Je suis également super fière de notre équipe BPE qui est très jeune mais déjà très dynamique, avec de beaux partenariats, dont celui avec le LOCIE, une unité mixte de recherche CNRS / Université Savoie Mont Blanc que nous avons l'ambition d'intégrer, pour participer à son développement scientifique et arrimer un peu plus le Cerema à l'enseignement supérieur et à la recherche. Tout cela grâce à Marjorie Musy qui est une directrice brillante et bienveillante ayant su lancer une vraie dynamique d'équipe sur plusieurs sites.
Quelles sont les qualités requises pour réussir en tant que chercheure ?
Je dirais qu'il faut de la rigueur, l'esprit ouvert – à l'international, à d'autres disciplines connexes... – et beaucoup d'humilité.
Si vous deviez vous décrire en trois adjectifs ?
Frisée, brune et sportive ?! J’ai préféré demander à Marjorie et aux deux chercheurs permanents de mon équipe : ils m’ont décrite comme étant rigoureuse, engagée, dynamique… et à l’écoute même si ce n’est pas un adjectif !
L’institut Carnot Clim’adapt donne du sens collectivement à la recherche de haut niveau concernant l’adaptation au changement climatique, un enjeu crucial pour tous.
Le Cerema est labellisé institut Carnot avec Clim’adapt : qu’est-ce que cela représente pour vous en tant que chercheure au Cerema ?
Je suis très engagée dans mon quotidien face à l'urgence climatique : une maison passive conçue par mes soins – et avec l'aide de mon mari quand même :-) –, deux fours solaires qui tournent à plein régime, une formation à la permaculture... Être chercheure au Cerema – dont l’institut Carnot, Clim’adapt, est le premier Carnot uniquement dédié au climat – dans l'équipe BPE, sur le sujet de la performance globale des bâtiments, c'est à la fois me sentir utile face à l'urgence climatique, et en cohésion avec mon engagement personnel.

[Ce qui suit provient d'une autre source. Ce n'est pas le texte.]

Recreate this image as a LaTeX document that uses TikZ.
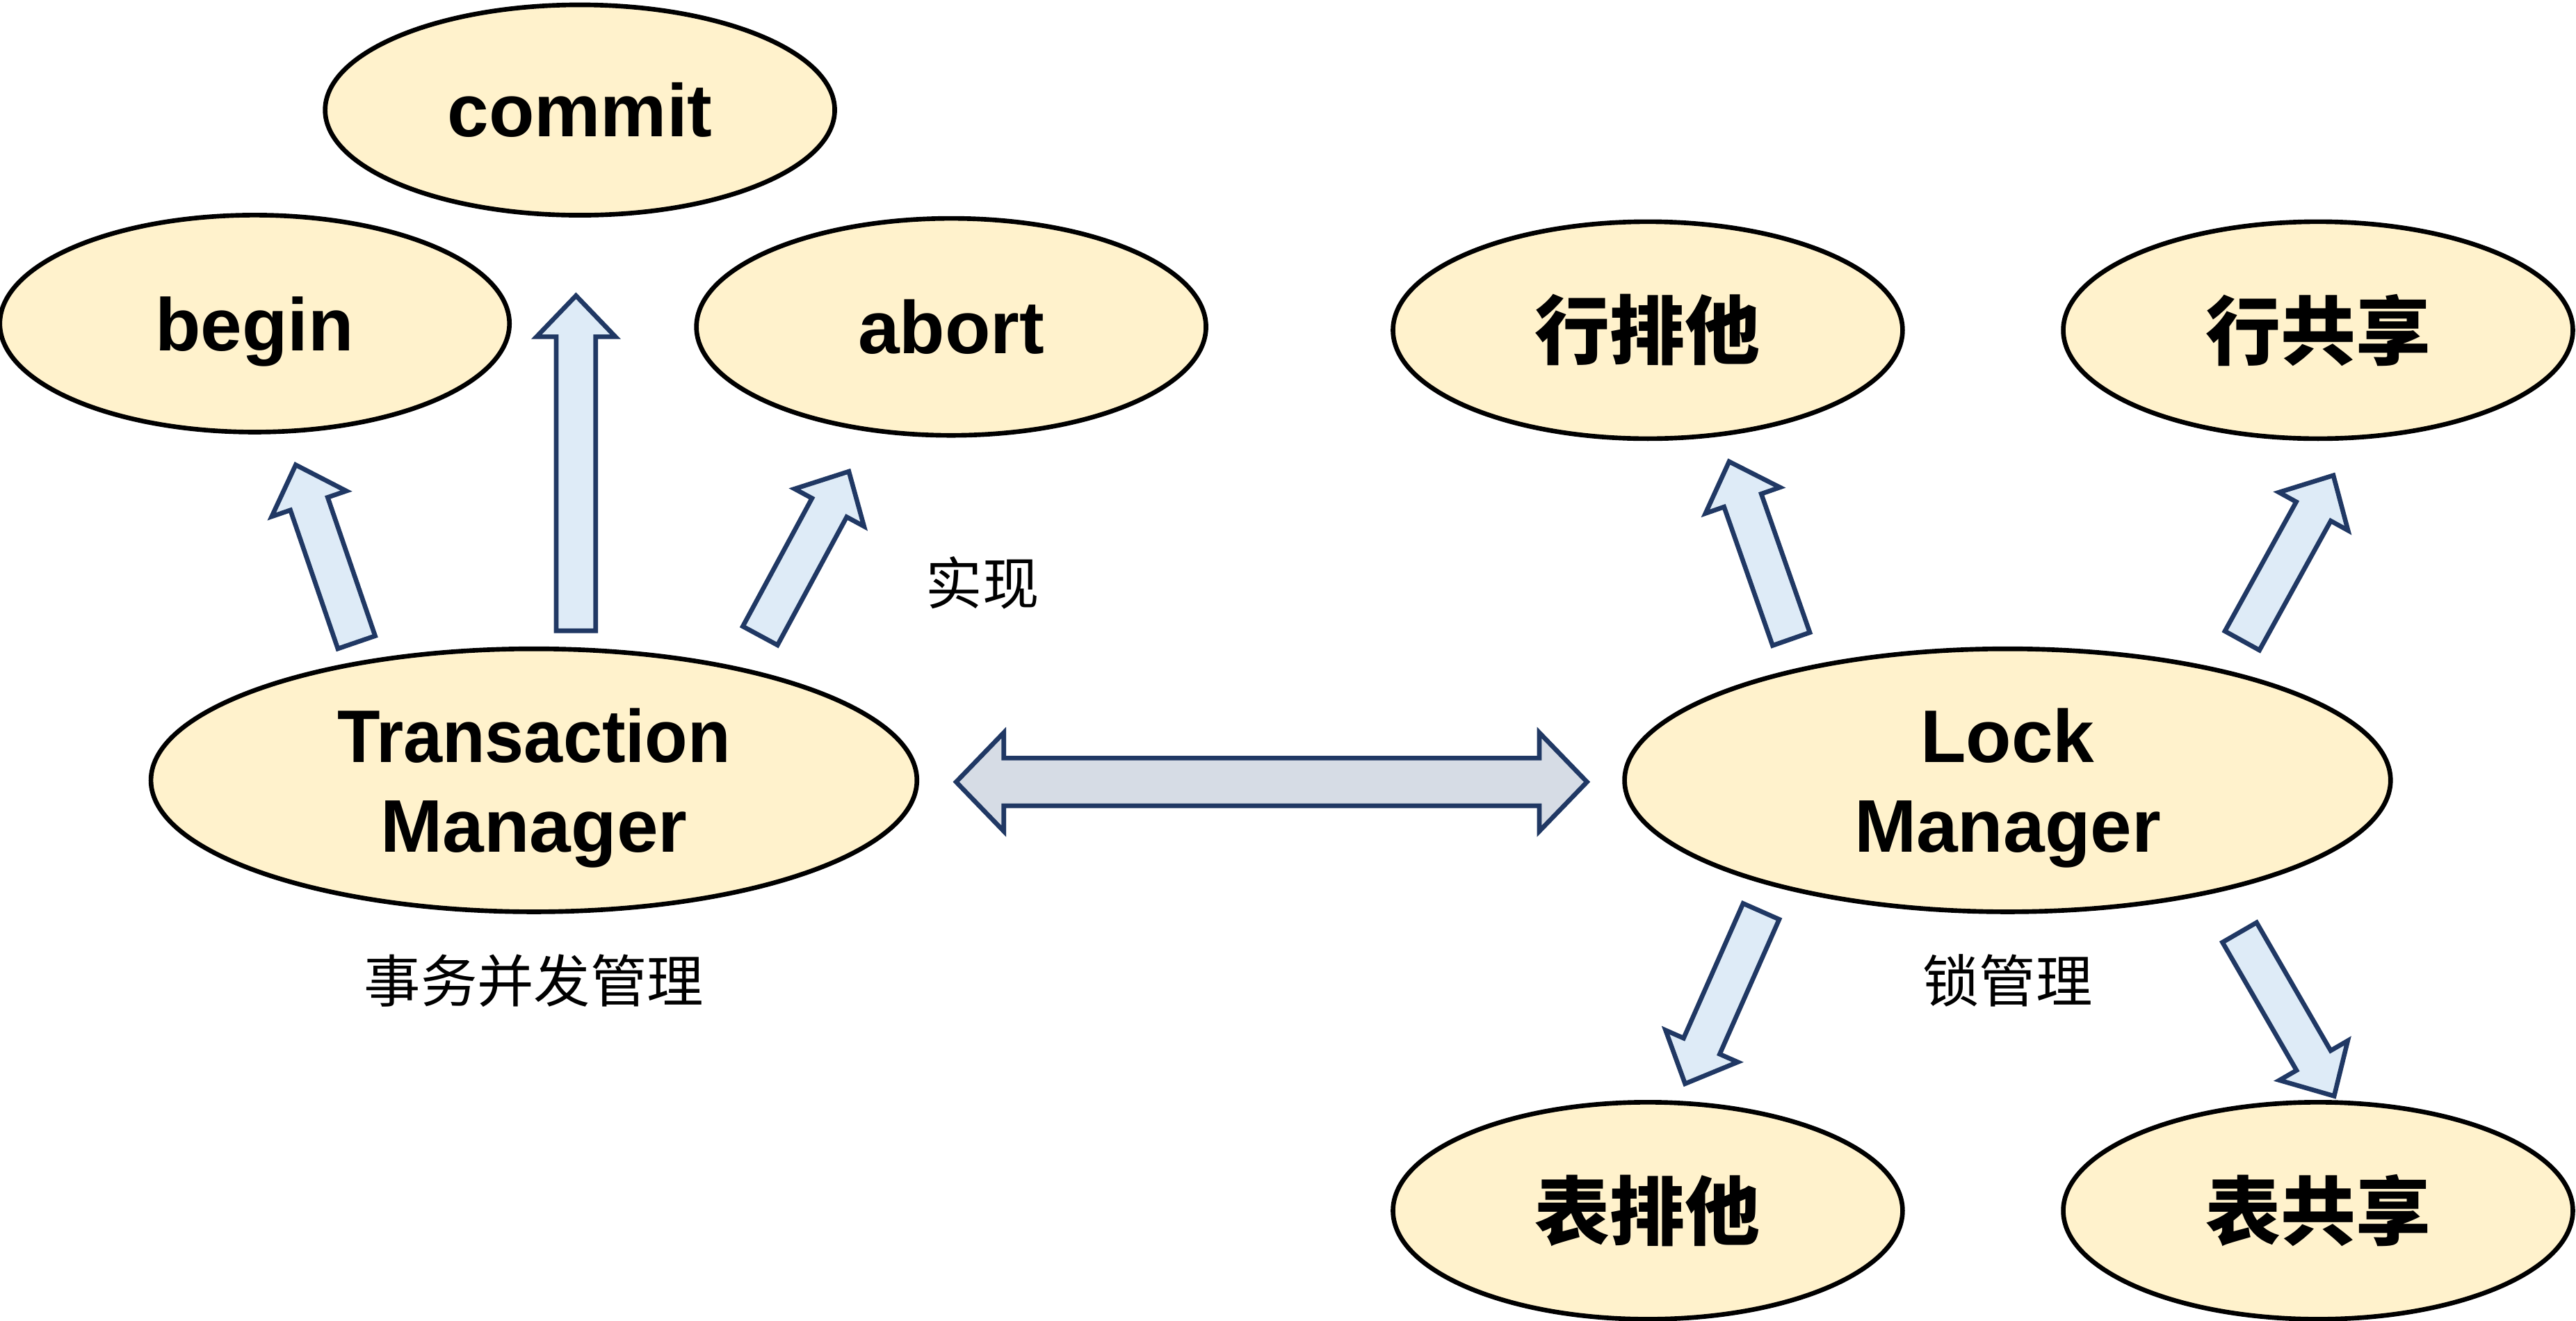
\documentclass[tikz,border=0pt]{standalone}
\usepackage{fontspec}
\setmainfont{Liberation Sans}
\newfontfamily\cjk{Noto Sans CJK SC}
\usetikzlibrary{calc,shapes.geometric}
\definecolor{ovalfill}{HTML}{FFF2CC}
\definecolor{arrowfill}{HTML}{DEEBF7}
\definecolor{linkfill}{HTML}{D6DCE5}
\definecolor{arrowline}{HTML}{203864}
\tikzset{
  oval/.style={ellipse,draw=black,line width=0.8pt,fill=ovalfill,inner sep=0pt,
    minimum width=3.1cm,minimum height=1.32cm,font=\fontsize{12.9}{15.6}\selectfont\bfseries,align=center},
  bigoval/.style={oval,minimum width=4.66cm,minimum height=1.6cm,text depth=0pt},
  cjkbold/.style={font=\fontsize{13}{15}\selectfont\cjk\bfseries},
  note/.style={font=\fontsize{9.8}{12}\selectfont\cjk,inner sep=0pt},
  blockarrow/.style={draw=arrowline,line width=0.8pt,fill=arrowfill,line join=miter}
}
% block arrow from #2 to #3
\newcommand{\blockarrow}[3][]{%
  \coordinate (hb) at ($(#3)!0.25cm!(#2)$);
  \draw[blockarrow,#1] ($(#2)!0.12cm!90:(#3)$)--($(hb)!0.12cm!90:(#3)$)--($(hb)!0.24cm!90:(#3)$)--(#3)
    --($(hb)!0.24cm!-90:(#3)$)--($(hb)!0.12cm!-90:(#3)$)--($(#2)!0.12cm!-90:(#3)$)--cycle;}
\begin{document}
\begin{tikzpicture}[x=0.01cm,y=0.01cm]
        \useasboundingbox (0,0) rectangle (1568,804);
        % Transaction side
        \node[oval,minimum height=1.28cm](commit) at (353,737){commit};
        \node[oval,text depth=0pt](begin) at (155,607){begin};
        \node[oval](abort) at (579,605){abort};
        \node[bigoval](tm) at (325,329){\scalebox{0.94}[1]{Transaction}\\Manager};
        % Lock side
        \node[oval,cjkbold](rowx) at (1003,603){行排他};
        \node[oval,cjkbold](rows) at (1411,603){行共享};
        \node[bigoval](lm) at (1222,329){Lock\\Manager};
        \node[oval,cjkbold](tabx) at (1003,67){表排他};
        \node[oval,cjkbold](tabs) at (1411,67){表共享};
        % Notes
        \node[note](impl) at (598,449){实现};
        \node[note](tmnote) at (325,207){事务并发管理};
        \node[note](lmnote) at (1222,207){锁管理};
        % Arrow ends
        \coordinate (tm-b1) at (217,413);   \coordinate (tm-b2) at (180,521);
        \coordinate (tm-c1) at (350.6,420); \coordinate (tm-c2) at (350.6,624);
        \coordinate (tm-a1) at (462.7,417); \coordinate (tm-a2) at (516.7,517);
        \coordinate (lm-rx1) at (1090.3,415); \coordinate (lm-rx2) at (1052.5,523);
        \coordinate (lm-rs1) at (1364.8,414); \coordinate (lm-rs2) at (1420.3,514.6);
        \coordinate (lm-tx1) at (1072,249.2); \coordinate (lm-tx2) at (1025.7,144.3);
        \coordinate (lm-ts1) at (1363.2,236.4); \coordinate (lm-ts2) at (1420.8,136.8);
        % Block arrows
        \blockarrow{tm-b1}{tm-b2}
        \blockarrow{tm-c1}{tm-c2}
        \blockarrow{tm-a1}{tm-a2}
        \blockarrow{lm-rx1}{lm-rx2}
        \blockarrow{lm-rs1}{lm-rs2}
        \blockarrow{lm-tx1}{lm-tx2}
        \blockarrow{lm-ts1}{lm-ts2}
        % Link between managers
        \coordinate (link1) at (582,328);
        \coordinate (link2) at (966,328);
        \coordinate (lh1) at ($(link1)+(29,0)$);
        \coordinate (lh2) at ($(link2)+(-29,0)$);
        \draw[blockarrow,fill=linkfill](link1)--($(lh1)+(0,30)$)--($(lh1)+(0,14.5)$)--($(lh2)+(0,14.5)$)--($(lh2)+(0,30)$)
          --(link2)--($(lh2)+(0,-30)$)--($(lh2)+(0,-14.5)$)--($(lh1)+(0,-14.5)$)--($(lh1)+(0,-30)$)--cycle;
    \end{tikzpicture}
\end{document}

L’institut Carnot Clim’adapt est aussi un outil contribuant à la valorisation et au rayonnement des chercheurs et de leurs projets, ainsi qu’un gage de notoriété au niveau de la recherche publique pour le Cerema. Il donne du sens collectivement à la recherche de haut niveau concernant l’adaptation au changement climatique, un enjeu crucial pour tous.